The number of international travellers to the US dropped by 4% in the first quarter of the year, with the Middle East source markets showing some of the sharpest declines.
The fall follows warnings from the travel industry about the negative impact of increased travel restrictions from the Trump administration.
UK visits slid 15.5% to about 774,800 and the number of Japanese travellers slipped 2.1% to 884,900.
The number of German visitors shrank almost 12% to about 360,000. Total European visitor numbers dropped by 10% to 2.6 million.
About 15.8 million people visited the US from foreign countries in the first three months of 2017, down by 4.2% year-on-year, according to the country’s National Travel & Tourism Office.
The number of visitors from Canada rose 5% year-on-year to 4.6 million during the quarter.
But visits from the next four major tourist markets – Mexico, the UK, Japan and Germany – were down in the January through March period.

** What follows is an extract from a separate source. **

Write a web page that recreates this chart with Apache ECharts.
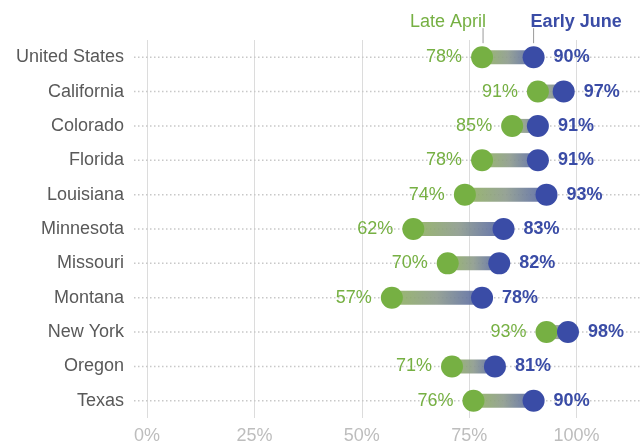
<!DOCTYPE html>
<html>
<head>
    <meta charset="utf-8">
    <title>Late April vs Early June</title>
    <script src="https://cdn.jsdelivr.net/npm/echarts@6/dist/echarts.min.js"></script>
    <style>
        html, body { margin: 0; padding: 0; background: #fff; }
        #chart1 { width: 644px; height: 446px; }
    </style>
</head>
<body>
<div id="chart1"></div>
<script type="text/javascript">
    // 数据
    var states = ['United States', 'California', 'Colorado', 'Florida', 'Louisiana', 'Minnesota',
        'Missouri', 'Montana', 'New York', 'Oregon', 'Texas'];
    var lateApril = [78, 91, 85, 78, 74, 62, 70, 57, 93, 71, 76];
    var earlyJune = [90, 97, 91, 91, 93, 83, 82, 78, 98, 81, 90];
    var xTicks = [0, 25, 50, 75, 100];

    var GREEN = '#76b043';
    var BLUE = '#3a4ca6';
    var FONT = '"Liberation Sans", Arial, sans-serif';
    var X_MAX = 115;

    var myChart1 = echarts.init(document.getElementById('chart1'));

    myChart1.setOption({
        animation: false,
        textStyle: { fontFamily: FONT },
        grid: { left: 147, right: 3, top: 40, bottom: 28 },
        xAxis: {
            type: 'value',
            min: 0,
            max: X_MAX,
            interval: 25,
            axisLine: { show: false },
            axisTick: { show: false },
            axisLabel: {
                fontSize: 18,
                color: '#bdbdbd',
                margin: 9,
                showMaxLabel: false,
                formatter: function (v) {
                    return xTicks.indexOf(v) >= 0 ? v + '%' : '';
                }
            },
            splitLine: {
                show: true,
                showMaxLine: false,
                lineStyle: { color: '#dcdcdc', width: 1 }
            }
        },
        yAxis: {
            type: 'category',
            data: states,
            inverse: true,
            axisLine: { show: false },
            axisTick: { show: false },
            axisLabel: { fontSize: 18, color: '#595959', margin: 23 }
        },
        series: [
            {
                // 每行的虚线
                type: 'custom',
                silent: true,
                data: states.map(function (s, i) { return [i]; }),
                renderItem: function (params, api) {
                    var i = api.value(0);
                    var p0 = api.coord([0, i]);
                    var p1 = api.coord([X_MAX, i]);
                    return {
                        type: 'line',
                        shape: { x1: p0[0] - 13, y1: p0[1], x2: p1[0], y2: p1[1] },
                        style: { stroke: '#c8c8c8', lineWidth: 1.5, lineDash: [1.5, 2.5] }
                    };
                }
            },
            {
                // 两点之间的渐变条 + 图例说明
                type: 'custom',
                silent: true,
                data: states.map(function (s, i) { return [i, lateApril[i], earlyJune[i]]; }),
                renderItem: function (params, api) {
                    var i = api.value(0);
                    var a = api.coord([api.value(1), i]);
                    var b = api.coord([api.value(2), i]);
                    var h = 14;
                    var children = [{
                        type: 'rect',
                        shape: { x: a[0], y: a[1] - h / 2, width: b[0] - a[0], height: h },
                        style: {
                            fill: new echarts.graphic.LinearGradient(0, 0, 1, 0, [
                                { offset: 0, color: '#8fb25c' },
                                { offset: 0.5, color: '#8c9a8c' },
                                { offset: 1, color: '#5263a6' }
                            ]),
                            opacity: 0.9
                        }
                    }];
                    if (i === 0) {
                        children.push({
                            type: 'line',
                            shape: { x1: a[0] + 1, y1: a[1] - 29, x2: a[0] + 1, y2: a[1] - 14 },
                            style: { stroke: '#9a9a9a', lineWidth: 1 }
                        }, {
                            type: 'line',
                            shape: { x1: b[0], y1: b[1] - 29, x2: b[0], y2: b[1] - 14 },
                            style: { stroke: '#9a9a9a', lineWidth: 1 }
                        }, {
                            type: 'text',
                            style: {
                                text: 'Late April', x: a[0] + 4, y: a[1] - 35,
                                align: 'right', verticalAlign: 'middle',
                                fill: GREEN, fontSize: 18, fontFamily: FONT
                            }
                        }, {
                            type: 'text',
                            style: {
                                text: 'Early June', x: b[0] - 3, y: b[1] - 35,
                                align: 'left', verticalAlign: 'middle',
                                fill: BLUE, fontSize: 18, fontWeight: 'bold', fontFamily: FONT
                            }
                        });
                    }
                    return { type: 'group', children: children };
                }
            },
            {
                name: 'Late April',
                type: 'scatter',
                symbolSize: 22,
                itemStyle: { color: GREEN, opacity: 1 },
                label: {
                    show: true,
                    position: 'left',
                    distance: 9,
                    fontSize: 18,
                    color: GREEN,
                    formatter: function (p) { return p.value[0] + '%'; }
                },
                data: lateApril.map(function (v, i) { return [v, i]; })
            },
            {
                name: 'Early June',
                type: 'scatter',
                symbolSize: 22,
                itemStyle: { color: BLUE, opacity: 1 },
                label: {
                    show: true,
                    position: 'right',
                    distance: 9,
                    fontSize: 18,
                    fontWeight: 'bold',
                    color: BLUE,
                    formatter: function (p) { return p.value[0] + '%'; }
                },
                data: earlyJune.map(function (v, i) { return [v, i]; })
            }
        ]
    });
</script>
</body>
</html>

The number of travellers from Mexico fell by 7.1% to 3.9 million. The number of visitors from the Middle East plunged 25% year-on-year to 204,000.
The US announced new visa restrictions for six mainly Muslim countries and banned laptops on some flights earlier this year. It reversed the laptop policy in July.
The US Commerce Department defended the administration’s record, pointing to a rise in travel-related spending, which increased 3% year-on-year in the first half of 2017, the BBC reported.
“This proves that international travellers know that the safety enhancements introduced by the Trump administration are far more important than the processing inconveniences from them,” Commerce Department secretary Wilbur Ross said.
The number of international visitors to the US rose steadily from 2009, peaking at 77.5 million in 2015.
Visits fell 2.4% in 2016, with Canada and Mexico accounting for just over half of the travellers.
The US was the only country among major destinations where long-haul bookings declined in the first half of the year, ForwardKeys reported in June.